When the Dow Jones Industrial Index was created it contained only 12 companies. One of these original companies was General Electric Company (NYSE:GE), and today GE is the only company to have been continuously included in the index over its entire history.
During that time GE has grown to be one of the largest and most profitable companies in the world. While GE’s financial arm nearly led to catastrophe during the financial crisis of 2008-2009, the company has scaled down this division to reduce risk. In 2006 half of GE’s profits came from the financial division while it’s now closer to a third.
GE has paid a dividend in every quarter for the last century, but the quarterly payout was cut severely in the wake of the financial crisis. After a $0.31 payment in Q1 2009 the dividend was cut to just $0.10 the following quarter. This coincided with a dramatic drop in the company’s share price.
Since the dividend cut both the stock and dividend have increased substantially, although still not even close to pre-crisis levels. After raising the quarterly dividend at the end of 2012 by nearly 12%, putting the dividend yield at about 3.4%, is GE a solid dividend stock?
General Electric is somewhat of a difficult company to characterize, given its broad product offerings. One similar type of company is Siemens AG (NYSE:SI), the German conglomerate, which operates in many of the same industries as GE. Siemens currently pays a dividend yielding around 3.9%, paying an annual dividend instead of a quarterly one. I’ll also consider Honeywell International Inc. (NYSE:HON), which pays a 2.33% dividend yield, and 3M Co (NYSE:MMM), which pays a dividend yield of 2.3%. All of these companies operate in a broad range of industries and offer a large variety of products.
Note: Many sources seem to indicate a much lower dividend yield for Siemens. Siemens’ website states that the most recent dividend payment is 3 Euros, which is equivalent to about $4. Since one ADR is equivalent to one share, this puts the dividend yield at 3.9% instead of the 2.85% quoted elsewhere.
While Siemens has the highest dividend yield of these four companies, the dividend growth is equally important. Here’s the past decade of annual dividend payments for these four companies.
Note: I’ve converted Siemens dividend payments from EUR into USD using roughly the conversion rate at the time of payment.
Both Honeywell and 3M avoided cutting their dividends due to the financial crisis, although Honeywell failed to increase it on a couple of occasions over the past decade. Honeywell’s dividend has grown at an annualized rate of 8.22% over the past decade while 3M’s dividend saw slower growth of 6.67%. With yields around 2.3% for both companies this slow growth makes Honeywell and 3M look unattractive from a dividend perspective.

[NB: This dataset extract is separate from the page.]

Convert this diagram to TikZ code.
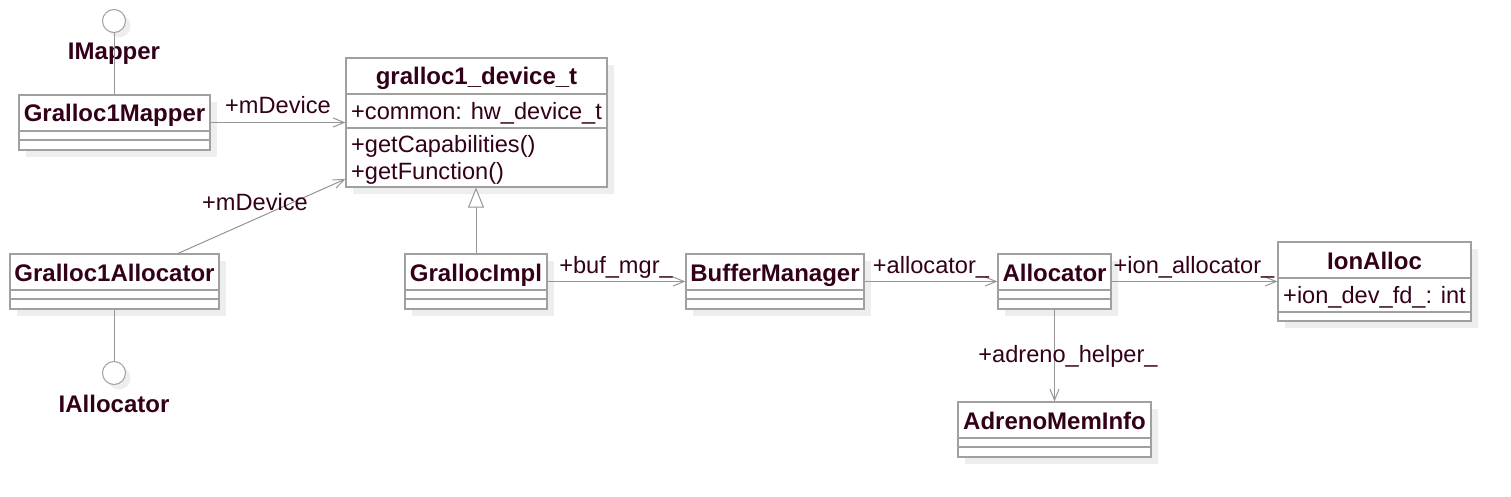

From 2003 to 2008 GE raised its dividend at an annualized rate of just about 10%. Since 2010 annualized growth was even higher at 23.36%. The big problem with GE is the drastic cut in 2009, leaving 2012’s dividend payment lower than that of 2003’s. Because most of GE’s problems were caused by the financial unit, this seems to me to be a one-time event. It was a huge failure of the company but hopefully they’ve learned from it.